§ What you need to do
Extract the full listing verbatim and drop any pictures from your copy.
________
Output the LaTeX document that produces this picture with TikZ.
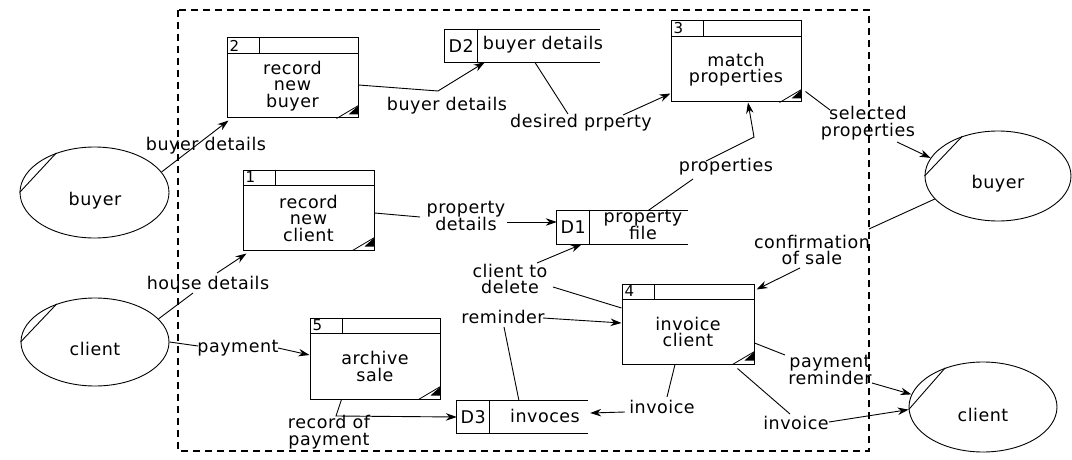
\documentclass[tikz,border=0pt]{standalone}
\usepackage{fontspec}
\setmainfont{DejaVu Sans}[LetterSpace=3]
\usetikzlibrary{shapes.geometric,arrows.meta,calc}
\tikzset{
  lbl/.style={inner sep=0pt, align=center, font=\fontsize{17.5}{16.5}\selectfont},
  ptext/.style={lbl},
  numtext/.style={inner sep=0pt, font=\fontsize{15}{15}\selectfont},
  proc/.style={draw, line width=1pt, rectangle, inner sep=0pt},
  boxline/.style={line width=1pt},
  store/.style={rectangle, inner sep=0pt},
  ext/.style={draw, ellipse, line width=0.9pt, inner sep=0pt},
  flow/.style={line width=0.9pt},
  arr/.style={line width=0.9pt, -{Stealth[length=11pt,width=7.5pt]}},
  boundary/.style={line width=1.1pt, dash pattern=on 7pt off 5pt}
}
\newcommand\procbox[7]{%
  \node[proc, minimum width=#4, minimum height=#5] (#1) at (#2,#3) {};
  \draw[boxline] ([yshift=-16pt]#1.north west) -- ([yshift=-16pt]#1.north east);
  \draw[boxline] ([xshift=33pt]#1.north west) -- ([xshift=33pt,yshift=-16pt]#1.north west);
  \node[numtext, anchor=west] (#1n) at ([xshift=3pt,yshift=-8pt]#1.north west) {#6};
  \node[ptext] (#1t) at ([yshift=-8pt]#1.center) {#7};
  \draw[line width=0.8pt] ([xshift=-22pt]#1.south east) -- ([yshift=13pt]#1.south east);
  \fill ([xshift=-10pt,yshift=4pt]#1.south east) -- ([yshift=13pt]#1.south east) -- ([yshift=4pt]#1.south east) -- cycle;
}
\newcommand\datastore[6]{%
  \node[store, minimum width=#4, minimum height=#5] (#1) at (#2,#3) {};
  \draw[boxline] (#1.north east) -- (#1.north west) -- (#1.south west) -- (#1.south east);
  \draw[boxline] ([xshift=33pt]#1.north west) -- ([xshift=33pt]#1.south west);
  \node[lbl] (#1n) at ($([xshift=16.5pt]#1.west)$) {#6};
}
\begin{document}
\begin{tikzpicture}[x=1pt,y=-1pt]
\useasboundingbox (0,0) rectangle (1072,460);
% boundary
\draw[boundary] (178,10) rectangle (869,451);

% processes
\procbox{p2}{292.5}{78}{131pt}{80pt}{2}{record\\new\\buyer}
\procbox{p1}{308.5}{210}{131pt}{80pt}{1}{record\\new\\client}
\procbox{p3}{736}{61.5}{130pt}{81pt}{3}{match\\properties}
\procbox{p4}{688}{324}{132pt}{80pt}{4}{invoice\\client}
\procbox{p5}{375}{358.5}{130pt}{81pt}{5}{archive\\sale}

% data stores
\datastore{d2}{522.5}{46}{155pt}{32pt}{D2}
\node[lbl] (d2t) at (543,45) {buyer details};
\datastore{d1}{622.5}{227.5}{131pt}{33pt}{D1}
\node[lbl] (d1t) at (643,225) {property\\file};
\datastore{d3}{522.5}{417}{131pt}{32pt}{D3}
\node[lbl] (d3t) at (545,416) {invoces};

% externals
\node[ext, minimum width=149pt, minimum height=91pt] (bL) at (94.5,192.5) {};
\node[lbl] (bLt) at (95,201) {buyer};
\draw[flow] (bL.180) -- (bL.134);
\node[ext, minimum width=148pt, minimum height=88pt] (cL) at (95,342) {};
\node[lbl] (cLt) at (95,349) {client};
\draw[flow] (cL.180) -- (cL.135);
\node[ext, minimum width=146pt, minimum height=90pt] (bR) at (998,176) {};
\node[lbl] (bRt) at (998,184) {buyer};
\draw[flow] (bR.180) -- (bR.132);
\node[ext, minimum width=148pt, minimum height=90pt] (cR) at (983,407) {};
\node[lbl] (cRt) at (983,415) {client};
\draw[flow] (cR.182) -- (cR.134);

% labels
\node[lbl] (l1) at (206,146) {buyer details};
\node[lbl] (l2) at (447,106) {buyer details};
\node[lbl] (l3) at (581,123) {desired prperty};
\node[lbl] (l4) at (726,167) {properties};
\node[lbl] (l5) at (868,123) {selected\\properties};
\node[lbl] (l6) at (812,250) {confirmation\\of sale};
\node[lbl] (l7) at (466,216) {property\\details};
\node[lbl] (l8) at (208,283) {house details};
\node[lbl] (l9) at (238,348) {payment};
\node[lbl] (l10) at (329,432) {record of\\payment};
\node[lbl] (l11) at (510,279) {client to\\delete};
\node[lbl] (l12) at (503,317) {reminder};
\node[lbl] (l13) at (662,407) {invoice};
\node[lbl] (l14) at (830,370) {payment\\reminder};
\node[lbl] (l15) at (796,423) {invoice};

% connectors
\draw[arr] (bL.17) -- ([xshift=2pt,yshift=-2pt]p2.south west);
\draw[arr] ([yshift=-7pt]p2.east) -- (438,91) -- ([xshift=40pt]d2.south west);
\draw[flow] ([xshift=90pt]d2.south west) -- (568,114);
\draw[arr] (623,115) -- ([yshift=9pt]p3.south west);
\draw[flow] ([xshift=91pt]d1.north west) -- (693,179);
\draw[arr] (706,161) -- (754,137) -- ([xshift=12pt]p3.south);
\draw[flow] ([xshift=4pt,yshift=11pt]p3.south east) -- (830,110);
\draw[arr] (897,142) -- (bR.165);
\draw[flow] (bR.200) -- (869,229);
\draw[arr] (800,268) -- ([xshift=2pt,yshift=-6pt]p4.north east);
\draw[flow] ([yshift=-3pt]p1.east) -- (420,217);
\draw[arr] (507,222) -- ([yshift=5.5pt]d1.west);
\draw[flow] (cL.20) -- (193,293);
\draw[arr] (217,273) -- ([xshift=4pt,yshift=-3pt]p1.south west);
\draw[flow] (cL.east) -- (198,346);
\draw[arr] (278,348) -- ([yshift=3.5pt]p5.west);
\draw[arr] ([xshift=32pt]p5.south west) -- (336,416) -- (d3.west);
\draw[flow] ([yshift=16pt]p4.west) -- (553,287);
\draw[arr] (537,263) -- ([xshift=25pt]d1.south west);
\draw[flow] ([xshift=-3.5pt]d3.north) -- (504,327);
\draw[arr] (543,318) -- ([yshift=1pt]p4.west);
\draw[flow] ([xshift=-13pt]p4.south) -- (667,397);
\draw[arr] (625,412) -- ([xshift=2pt,yshift=4pt]d3.east);
\draw[flow] ([yshift=-19pt]p4.east) -- (785,355);
\draw[arr] (872,383) -- (cR.170);
\draw[flow] ([xshift=-17pt,yshift=-4pt]p4.south east) -- (790,414);
\draw[arr] (829,422) -- (cR.182);
\end{tikzpicture}
\end{document}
________
§ Worked answer
Output the LaTeX document that produces this picture with TikZ.
\documentclass[tikz,border=0pt]{standalone}
\usepackage{fontspec}
\setmainfont{DejaVu Sans}[LetterSpace=3]
\usetikzlibrary{shapes.geometric,arrows.meta,calc}
\tikzset{
  lbl/.style={inner sep=0pt, align=center, font=\fontsize{17.5}{16.5}\selectfont},
  ptext/.style={lbl},
  numtext/.style={inner sep=0pt, font=\fontsize{15}{15}\selectfont},
  proc/.style={draw, line width=1pt, rectangle, inner sep=0pt},
  boxline/.style={line width=1pt},
  store/.style={rectangle, inner sep=0pt},
  ext/.style={draw, ellipse, line width=0.9pt, inner sep=0pt},
  flow/.style={line width=0.9pt},
  arr/.style={line width=0.9pt, -{Stealth[length=11pt,width=7.5pt]}},
  boundary/.style={line width=1.1pt, dash pattern=on 7pt off 5pt}
}
\newcommand\procbox[7]{%
  \node[proc, minimum width=#4, minimum height=#5] (#1) at (#2,#3) {};
  \draw[boxline] ([yshift=-16pt]#1.north west) -- ([yshift=-16pt]#1.north east);
  \draw[boxline] ([xshift=33pt]#1.north west) -- ([xshift=33pt,yshift=-16pt]#1.north west);
  \node[numtext, anchor=west] (#1n) at ([xshift=3pt,yshift=-8pt]#1.north west) {#6};
  \node[ptext] (#1t) at ([yshift=-8pt]#1.center) {#7};
  \draw[line width=0.8pt] ([xshift=-22pt]#1.south east) -- ([yshift=13pt]#1.south east);
  \fill ([xshift=-10pt,yshift=4pt]#1.south east) -- ([yshift=13pt]#1.south east) -- ([yshift=4pt]#1.south east) -- cycle;
}
\newcommand\datastore[6]{%
  \node[store, minimum width=#4, minimum height=#5] (#1) at (#2,#3) {};
  \draw[boxline] (#1.north east) -- (#1.north west) -- (#1.south west) -- (#1.south east);
  \draw[boxline] ([xshift=33pt]#1.north west) -- ([xshift=33pt]#1.south west);
  \node[lbl] (#1n) at ($([xshift=16.5pt]#1.west)$) {#6};
}
\begin{document}
\begin{tikzpicture}[x=1pt,y=-1pt]
\useasboundingbox (0,0) rectangle (1072,460);
% boundary
\draw[boundary] (178,10) rectangle (869,451);

% processes
\procbox{p2}{292.5}{78}{131pt}{80pt}{2}{record\\new\\buyer}
\procbox{p1}{308.5}{210}{131pt}{80pt}{1}{record\\new\\client}
\procbox{p3}{736}{61.5}{130pt}{81pt}{3}{match\\properties}
\procbox{p4}{688}{324}{132pt}{80pt}{4}{invoice\\client}
\procbox{p5}{375}{358.5}{130pt}{81pt}{5}{archive\\sale}

% data stores
\datastore{d2}{522.5}{46}{155pt}{32pt}{D2}
\node[lbl] (d2t) at (543,45) {buyer details};
\datastore{d1}{622.5}{227.5}{131pt}{33pt}{D1}
\node[lbl] (d1t) at (643,225) {property\\file};
\datastore{d3}{522.5}{417}{131pt}{32pt}{D3}
\node[lbl] (d3t) at (545,416) {invoces};

% externals
\node[ext, minimum width=149pt, minimum height=91pt] (bL) at (94.5,192.5) {};
\node[lbl] (bLt) at (95,201) {buyer};
\draw[flow] (bL.180) -- (bL.134);
\node[ext, minimum width=148pt, minimum height=88pt] (cL) at (95,342) {};
\node[lbl] (cLt) at (95,349) {client};
\draw[flow] (cL.180) -- (cL.135);
\node[ext, minimum width=146pt, minimum height=90pt] (bR) at (998,176) {};
\node[lbl] (bRt) at (998,184) {buyer};
\draw[flow] (bR.180) -- (bR.132);
\node[ext, minimum width=148pt, minimum height=90pt] (cR) at (983,407) {};
\node[lbl] (cRt) at (983,415) {client};
\draw[flow] (cR.182) -- (cR.134);

% labels
\node[lbl] (l1) at (206,146) {buyer details};
\node[lbl] (l2) at (447,106) {buyer details};
\node[lbl] (l3) at (581,123) {desired prperty};
\node[lbl] (l4) at (726,167) {properties};
\node[lbl] (l5) at (868,123) {selected\\properties};
\node[lbl] (l6) at (812,250) {confirmation\\of sale};
\node[lbl] (l7) at (466,216) {property\\details};
\node[lbl] (l8) at (208,283) {house details};
\node[lbl] (l9) at (238,348) {payment};
\node[lbl] (l10) at (329,432) {record of\\payment};
\node[lbl] (l11) at (510,279) {client to\\delete};
\node[lbl] (l12) at (503,317) {reminder};
\node[lbl] (l13) at (662,407) {invoice};
\node[lbl] (l14) at (830,370) {payment\\reminder};
\node[lbl] (l15) at (796,423) {invoice};

% connectors
\draw[arr] (bL.17) -- ([xshift=2pt,yshift=-2pt]p2.south west);
\draw[arr] ([yshift=-7pt]p2.east) -- (438,91) -- ([xshift=40pt]d2.south west);
\draw[flow] ([xshift=90pt]d2.south west) -- (568,114);
\draw[arr] (623,115) -- ([yshift=9pt]p3.south west);
\draw[flow] ([xshift=91pt]d1.north west) -- (693,179);
\draw[arr] (706,161) -- (754,137) -- ([xshift=12pt]p3.south);
\draw[flow] ([xshift=4pt,yshift=11pt]p3.south east) -- (830,110);
\draw[arr] (897,142) -- (bR.165);
\draw[flow] (bR.200) -- (869,229);
\draw[arr] (800,268) -- ([xshift=2pt,yshift=-6pt]p4.north east);
\draw[flow] ([yshift=-3pt]p1.east) -- (420,217);
\draw[arr] (507,222) -- ([yshift=5.5pt]d1.west);
\draw[flow] (cL.20) -- (193,293);
\draw[arr] (217,273) -- ([xshift=4pt,yshift=-3pt]p1.south west);
\draw[flow] (cL.east) -- (198,346);
\draw[arr] (278,348) -- ([yshift=3.5pt]p5.west);
\draw[arr] ([xshift=32pt]p5.south west) -- (336,416) -- (d3.west);
\draw[flow] ([yshift=16pt]p4.west) -- (553,287);
\draw[arr] (537,263) -- ([xshift=25pt]d1.south west);
\draw[flow] ([xshift=-3.5pt]d3.north) -- (504,327);
\draw[arr] (543,318) -- ([yshift=1pt]p4.west);
\draw[flow] ([xshift=-13pt]p4.south) -- (667,397);
\draw[arr] (625,412) -- ([xshift=2pt,yshift=4pt]d3.east);
\draw[flow] ([yshift=-19pt]p4.east) -- (785,355);
\draw[arr] (872,383) -- (cR.170);
\draw[flow] ([xshift=-17pt,yshift=-4pt]p4.south east) -- (790,414);
\draw[arr] (829,422) -- (cR.182);
\end{tikzpicture}
\end{document}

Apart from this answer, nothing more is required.